- The Washington Times - Tuesday, July 22, 2014

A position that has been in flux for nearly a decade is there again with the Redskins opting to bring back last year’s starter, Brandon Meriweather, and Ryan Clark to serve as their stopgap safeties.

Left unimpressed by the few safeties in this year’s draft class, the Redskins will hope Meriweather and Clark can be somewhat serviceable this season as Bacarri Rambo andPhillip Thomas continue to develop.

Meriweather missed three games last season, including one after he was suspended for repeated hits to the head, and will need to stay on the straight and narrow to avoid what could be another costly suspension. With Clark’s signing, he’ll move back into the box as a strong safety — a position that suits his aggressive nature better than last year, when he was left patrolling the deep field. Clark, 34, has started and played in all but five games since the start of the 2008 season, and the Redskins hope he has at least one more year left in which he can adequately patrol the backfield.

Thomas represents the great unknown, and if he’s healthy, he could force his way onto the field. The second-year safety out of Fresno State missed nearly his entire rookie year after sustaining a Lisfranc sprain of his left foot in the first preseason game a year ago. Rambo started three games last year and will need to improve his tackling and his reads. The only other player who could have been part of the conversation this season, Tanard Jackson, was again suspended for a violation of the league’s drug policy and his career is likely over.

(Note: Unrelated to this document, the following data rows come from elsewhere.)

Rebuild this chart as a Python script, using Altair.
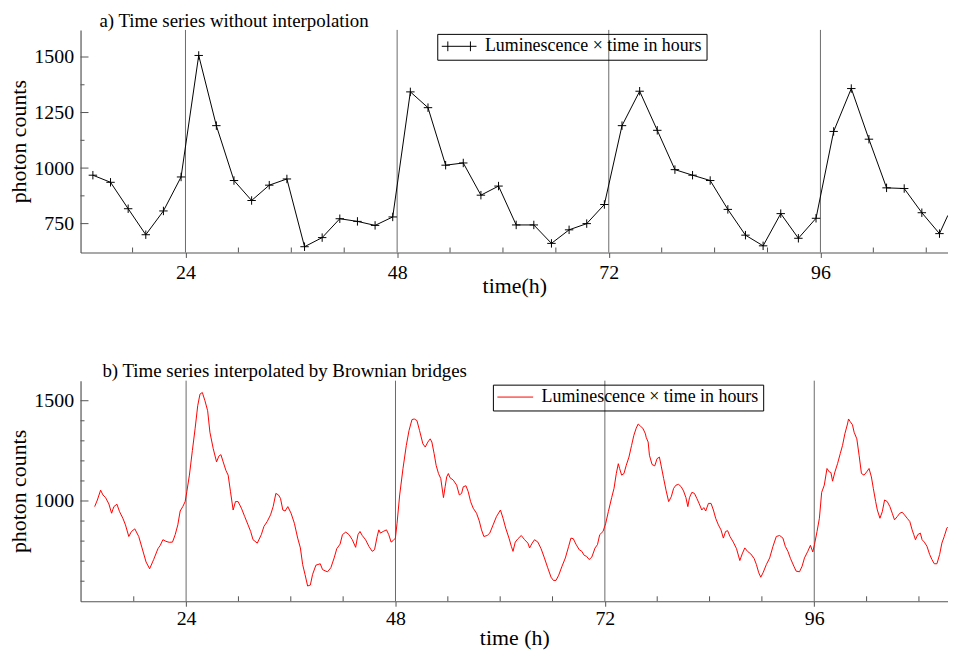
import altair as alt
import pandas as pd

FONT = "Liberation Serif"
AXIS_GRAY = "#555555"
GRID_GRAY = "#6a6a6a"
SERIES_LABEL = "Luminescence \u00d7 time in hours"

# day boundaries (labelled ticks + vertical guide lines) and 6-hour minor ticks
day_marks = [24, 48, 72, 96]
minor_hours = [18, 30, 36, 42, 54, 60, 66, 78, 84, 90, 102, 108]

# a) raw measurements, every 2 hours (visible part)
raw_hours = [13.5, 15.5, 17.5, 19.5, 21.5, 23.5, 25.5, 27.5, 29.5, 31.5,
             33.5, 35.5, 37.5, 39.5, 41.5, 43.5, 45.5, 47.5, 49.5, 51.5,
             53.5, 55.5, 57.5, 59.5, 61.5, 63.5, 65.5, 67.5, 69.5, 71.5,
             73.5, 75.5, 77.5, 79.5, 81.5, 83.5, 85.5, 87.5, 89.5, 91.5,
             93.5, 95.5, 97.5, 99.5, 101.5, 103.5, 105.5, 107.5, 109.5]
raw_counts = [968, 936, 817, 700, 807, 960, 1507, 1191, 944, 854,
              923, 951, 646, 687, 772, 760, 742, 780, 1343, 1272,
              1013, 1023, 878, 919, 744, 744, 661, 722, 750, 836,
              1191, 1346, 1170, 993, 968, 944, 814, 698, 650, 795,
              684, 774, 1165, 1358, 1130, 911, 908, 799, 705]
# where the connecting line leaves the right edge of the frame
raw_edge_hours = [110.45]
raw_edge_counts = [787]

# b) Brownian-bridge interpolated series, traced in three stretches
bridge_hours_1 = [13.52, 13.83, 14.20, 14.47, 14.77, 15.15, 15.46, 15.72, 16.07, 16.37,
                  16.75, 17.05, 17.43, 17.74, 18.12, 18.57, 18.95, 19.41, 19.82, 20.28,
                  20.77, 21.04, 21.34, 21.68, 22.06, 22.44, 22.75, 23.05, 23.32, 23.62,
                  23.89, 24.08, 24.38, 24.72, 25.03, 25.33, 25.59, 25.86, 26.16, 26.47,
                  26.73, 27.11, 27.49, 27.76, 27.99, 28.25, 28.56, 28.82, 29.09, 29.39,
                  29.66, 29.96, 30.34, 30.72, 31.10, 31.40, 31.67, 32.16, 32.62, 32.92,
                  33.30, 33.68, 33.98, 34.29, 34.59, 34.82, 35.09, 35.35, 35.66, 36.03,
                  36.41, 36.79, 37.10, 37.36, 37.63, 37.93, 38.24, 38.50, 38.88, 39.38,
                  39.64, 40.02, 40.21]
bridge_counts_1 = [972, 1005, 1054, 1030, 1017, 985, 939, 972, 984, 947,
                   914, 881, 823, 848, 861, 823, 766, 696, 662, 708,
                   762, 779, 807, 799, 794, 795, 832, 881, 950, 972,
                   997, 1046, 1129, 1252, 1360, 1475, 1533, 1541, 1500, 1450,
                   1343, 1261, 1195, 1224, 1231, 1195, 1153, 1129, 1046, 955,
                   997, 997, 964, 922, 881, 848, 807, 790, 832, 873,
                   898, 931, 972, 1038, 1030, 1013, 955, 950, 972, 939,
                   889, 815, 766, 683, 634, 576, 581, 634, 680, 687,
                   658, 650, 647]
bridge_hours_2 = [40.59, 40.97, 41.27, 41.65, 41.92, 42.30, 42.68, 43.05, 43.43, 43.70,
                  43.93, 44.19, 44.57, 44.95, 45.33, 45.60, 45.90, 46.09, 46.28, 46.59,
                  46.97, 47.23, 47.50, 47.72, 47.99, 48.18, 48.48, 48.86, 49.24, 49.55,
                  49.89, 50.15, 50.46, 50.76, 51.14, 51.41, 51.71, 51.98, 52.17, 52.43,
                  52.66, 52.93, 53.19, 53.50, 53.69, 53.87, 54.06, 54.25, 54.63, 55.01,
                  55.32, 55.58, 55.77, 56.08, 56.34, 56.61, 56.91, 57.29, 57.60, 57.86,
                  58.13, 58.51, 58.81, 59.19, 59.57, 60.03, 60.33, 60.63, 61.01, 61.28,
                  61.47, 61.73, 62.04, 62.42, 62.80, 63.18, 63.37, 63.67, 63.94, 64.32,
                  64.69, 65.07, 65.45, 65.83, 66.10, 66.40, 66.71, 67.09, 67.47, 67.85,
                  68.11, 68.38, 68.68, 69.06, 69.36, 69.63, 69.90, 70.20, 70.50, 70.88,
                  71.15, 71.41, 71.79, 72.10, 72.40, 72.78, 73.05, 73.31, 73.54, 73.69,
                  73.92, 74.19, 74.45, 74.76, 75.06, 75.32, 75.59, 75.82, 76.08, 76.35,
                  76.65]
bridge_counts_2 = [667, 716, 762, 785, 832, 845, 832, 807, 769, 832,
                   848, 828, 807, 774, 749, 757, 823, 856, 840, 848,
                   856, 832, 795, 802, 815, 889, 1030, 1162, 1277, 1351,
                   1406, 1409, 1401, 1351, 1285, 1269, 1294, 1310, 1294, 1236,
                   1178, 1137, 1112, 1017, 1071, 1120, 1137, 1116, 1104, 1079,
                   1030, 1038, 1071, 1076, 1046, 997, 964, 939, 901, 856,
                   823, 828, 840, 881, 922, 955, 914, 865, 815, 774,
                   749, 795, 812, 828, 807, 790, 766, 790, 807, 795,
                   762, 716, 667, 620, 604, 604, 630, 675, 716, 774,
                   815, 812, 785, 757, 749, 729, 724, 708, 720, 766,
                   782, 832, 848, 889, 947, 1017, 1063, 1137, 1186, 1162,
                   1129, 1137, 1178, 1219, 1277, 1327, 1363, 1384, 1373, 1363,
                   1335]
bridge_hours_3 = [76.73, 76.96, 77.11, 77.41, 77.72, 77.98, 78.25, 78.48, 78.74, 79.01,
                  79.31, 79.61, 79.88, 80.15, 80.45, 80.75, 81.02, 81.29, 81.51, 81.70,
                  81.97, 82.27, 82.54, 82.80, 83.11, 83.34, 83.56, 83.87, 84.17, 84.44,
                  84.70, 85.01, 85.31, 85.58, 85.84, 86.07, 86.34, 86.72, 87.09, 87.47,
                  87.74, 88.04, 88.35, 88.73, 89.11, 89.37, 89.64, 89.87, 90.13, 90.51,
                  90.89, 91.27, 91.65, 92.03, 92.41, 92.68, 92.98, 93.28, 93.66, 93.93,
                  94.31, 94.61, 94.88, 95.26, 95.56, 95.83, 96.02, 96.32, 96.59, 96.85,
                  97.15, 97.46, 97.72, 97.91, 98.10, 98.37, 98.67, 98.98, 99.24, 99.51,
                  99.81, 99.93, 100.12, 100.38, 100.57, 100.88, 101.14, 101.41, 101.71, 102.01,
                  102.28, 102.55, 102.77, 103.04, 103.23, 103.53, 103.80, 104.06, 104.37, 104.67,
                  104.94, 105.20, 105.51, 105.81, 106.08, 106.34, 106.65, 106.95, 107.22, 107.41,
                  107.60, 107.86, 108.16, 108.36, 108.62, 108.92, 109.23, 109.49, 109.76, 110.06,
                  110.37, 110.63, 110.90, 111.20, 111.30]
bridge_counts_3 = [1318, 1294, 1228, 1182, 1175, 1211, 1219, 1170, 1112, 1054,
                   997, 1021, 1063, 1079, 1083, 1071, 1050, 1017, 972, 1017,
                   1043, 1038, 1013, 988, 955, 967, 950, 988, 988, 955,
                   914, 881, 856, 815, 848, 852, 823, 795, 762, 703,
                   736, 766, 749, 736, 713, 683, 642, 620, 642, 683,
                   716, 774, 823, 828, 815, 774, 749, 713, 675, 650,
                   647, 675, 716, 749, 779, 746, 782, 848, 914, 1043,
                   1079, 1162, 1145, 1142, 1099, 1145, 1186, 1236, 1277, 1335,
                   1384, 1409, 1396, 1380, 1343, 1310, 1228, 1137, 1129, 1145,
                   1162, 1120, 1063, 997, 955, 914, 947, 1005, 997, 972,
                   939, 906, 922, 939, 944, 931, 914, 898, 856, 832,
                   807, 832, 840, 807, 795, 774, 733, 708, 687, 687,
                   733, 790, 823, 865, 870]

top_major_counts = [750, 1000, 1250, 1500]
top_minor_counts = [875, 1125, 1375]
bottom_major_counts = [1000, 1500]
bottom_minor_counts = [600, 700, 800, 900, 1100, 1200, 1300, 1400]

assert len(raw_hours) == len(raw_counts)
assert len(bridge_hours_1) == len(bridge_counts_1)
assert len(bridge_hours_2) == len(bridge_counts_2)
assert len(bridge_hours_3) == len(bridge_counts_3)

raw_points_df = pd.DataFrame({"hour": raw_hours, "count": raw_counts})
raw_line_df = pd.DataFrame({"hour": raw_hours + raw_edge_hours,
                            "count": raw_counts + raw_edge_counts,
                            "series": SERIES_LABEL})
bridge_df = pd.DataFrame({
    "hour": bridge_hours_1 + bridge_hours_2 + bridge_hours_3,
    "count": bridge_counts_1 + bridge_counts_2 + bridge_counts_3,
    "series": SERIES_LABEL,
})

PLOT_W = 873


def panel(df, points_df, title, title_dx, title_dy, x_domain, y_domain, height,
          y_major, y_minor, x_title, x_title_y, x_label_pad, color, symbol_type,
          symbol_size, legend_x):
    xs = alt.Scale(domain=x_domain, nice=False, zero=False)
    ys = alt.Scale(domain=y_domain, nice=False, zero=False)
    x_axis = alt.Axis(values=day_marks, format="d", title=x_title, tickSize=5,
                      tickColor=AXIS_GRAY, labelPadding=x_label_pad, titleY=x_title_y,
                      titleBaseline="alphabetic")
    y_axis = alt.Axis(values=y_major, format="d", ticks=False, title="photon counts",
                      labelPadding=7, titlePadding=3)
    x_enc = alt.X("hour:Q", scale=xs, axis=x_axis)
    y_enc = alt.Y("count:Q", scale=ys, axis=y_axis)

    grid = alt.Chart(pd.DataFrame({"hour": day_marks})).mark_rule(
        color=GRID_GRAY, strokeWidth=1).encode(x=x_enc)
    xminor = alt.Chart(pd.DataFrame({"hour": minor_hours})).mark_rule(
        color=AXIS_GRAY, strokeWidth=1).encode(
        x=x_enc, y=alt.value(height), y2=alt.value(height - 5))
    ymajor = alt.Chart(pd.DataFrame({"count": y_major})).mark_rule(
        color=AXIS_GRAY, strokeWidth=1).encode(
        y=y_enc, x=alt.value(0), x2=alt.value(8))
    yminor = alt.Chart(pd.DataFrame({"count": y_minor})).mark_rule(
        color=AXIS_GRAY, strokeWidth=1).encode(
        y=y_enc, x=alt.value(0), x2=alt.value(4))

    legend = alt.Legend(orient="none", legendX=legend_x, legendY=4,
                        strokeColor="black", padding=4, labelFont=FONT,
                        labelFontSize=18, labelColor="black", labelOffset=8,
                        labelLimit=500,
                        symbolType=symbol_type, symbolSize=symbol_size,
                        symbolStrokeWidth=1, symbolStrokeColor=color,
                        clipHeight=17)
    line = alt.Chart(df).mark_line(strokeWidth=1, clip=True).encode(
        x=x_enc, y=y_enc,
        color=alt.Color("series:N", scale=alt.Scale(range=[color]),
                        legend=legend, title=None))
    layers = [grid, xminor, ymajor, yminor, line]
    if points_df is not None:
        pts = alt.Chart(points_df).mark_point(
            shape="M-1,0L1,0M0,-1L0,1", size=72, filled=False, color=color,
            strokeWidth=1, opacity=1).encode(x=x_enc, y=y_enc)
        layers.append(pts)
    return alt.layer(*layers).properties(
        width=PLOT_W, height=height,
        title=alt.TitleParams(title, anchor="start", frame="group", dx=title_dx,
                              dy=title_dy, offset=5, baseline="alphabetic", font=FONT,
                              fontSize=19, fontWeight="normal", color="black"))


top = panel(raw_line_df, raw_points_df, "a) Time series without interpolation", 19, 22,
            [12.1, 12.1 + PLOT_W / 8.875], [620, 1622], 224,
            top_major_counts, top_minor_counts, "time(h)", 40, 5, "black",
            "M-1,0L1,0M-0.65,-0.28L-0.65,0.28M0.65,-0.28L0.65,0.28", 1225, 359)
bottom = panel(bridge_df, None, "b) Time series interpolated by Brownian bridges", 22, 21,
               [11.9, 11.9 + PLOT_W / 8.78], [500, 1600], 222,
               bottom_major_counts, bottom_minor_counts, "time (h)", 44, 2, "#ff0000",
               "stroke", 1296, 415)

chart = alt.vconcat(top, bottom, spacing=66).resolve_scale(
    color="independent"
).properties(
    padding={"left": 0, "top": 2, "right": 0, "bottom": 0}
).configure_view(stroke=None).configure_axis(
    domainColor=AXIS_GRAY, domainWidth=1.2, grid=False,
    labelFont=FONT, labelFontSize=20, labelColor="black",
    titleFont=FONT, titleFontSize=22, titleFontWeight="normal", titleColor="black",
)

chart.save("out.html", embed_options={"renderer": "svg", "actions": False})
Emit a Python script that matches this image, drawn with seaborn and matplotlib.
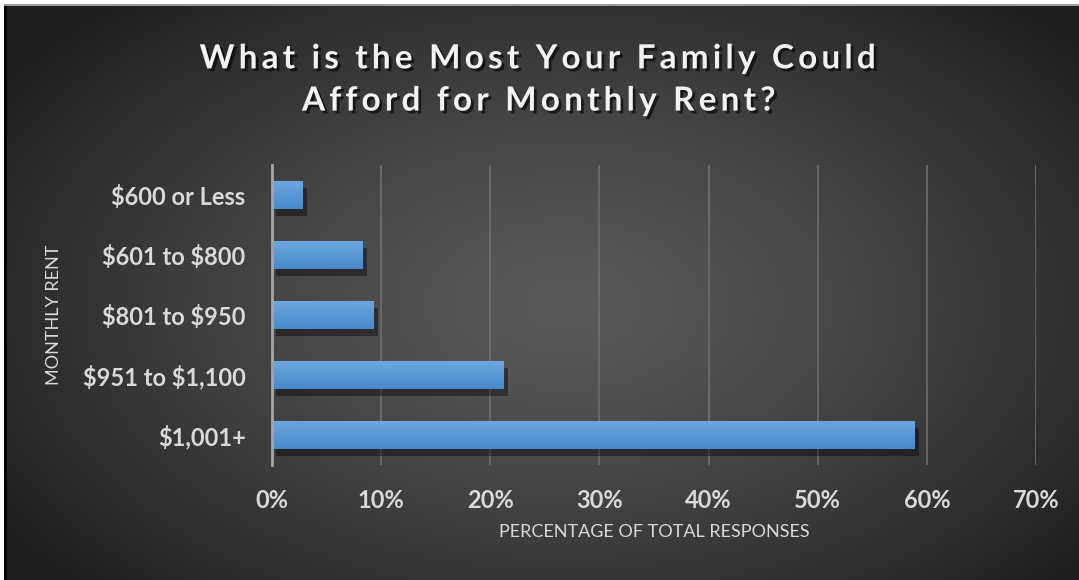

At cornerback, the Redskins made a commitment to DeAngelo Hall, who had one of the better seasons of his career in 2013, and will rely upon the continued development of David Amerson, a second-year player who was on the field for nearly two-thirds of all defensive snaps as a rookie. Tracy Porter, E.J. Biggers, Richard Crawford and Chase Minnifield should compete for time as the nickelback, with Porter the early favorite.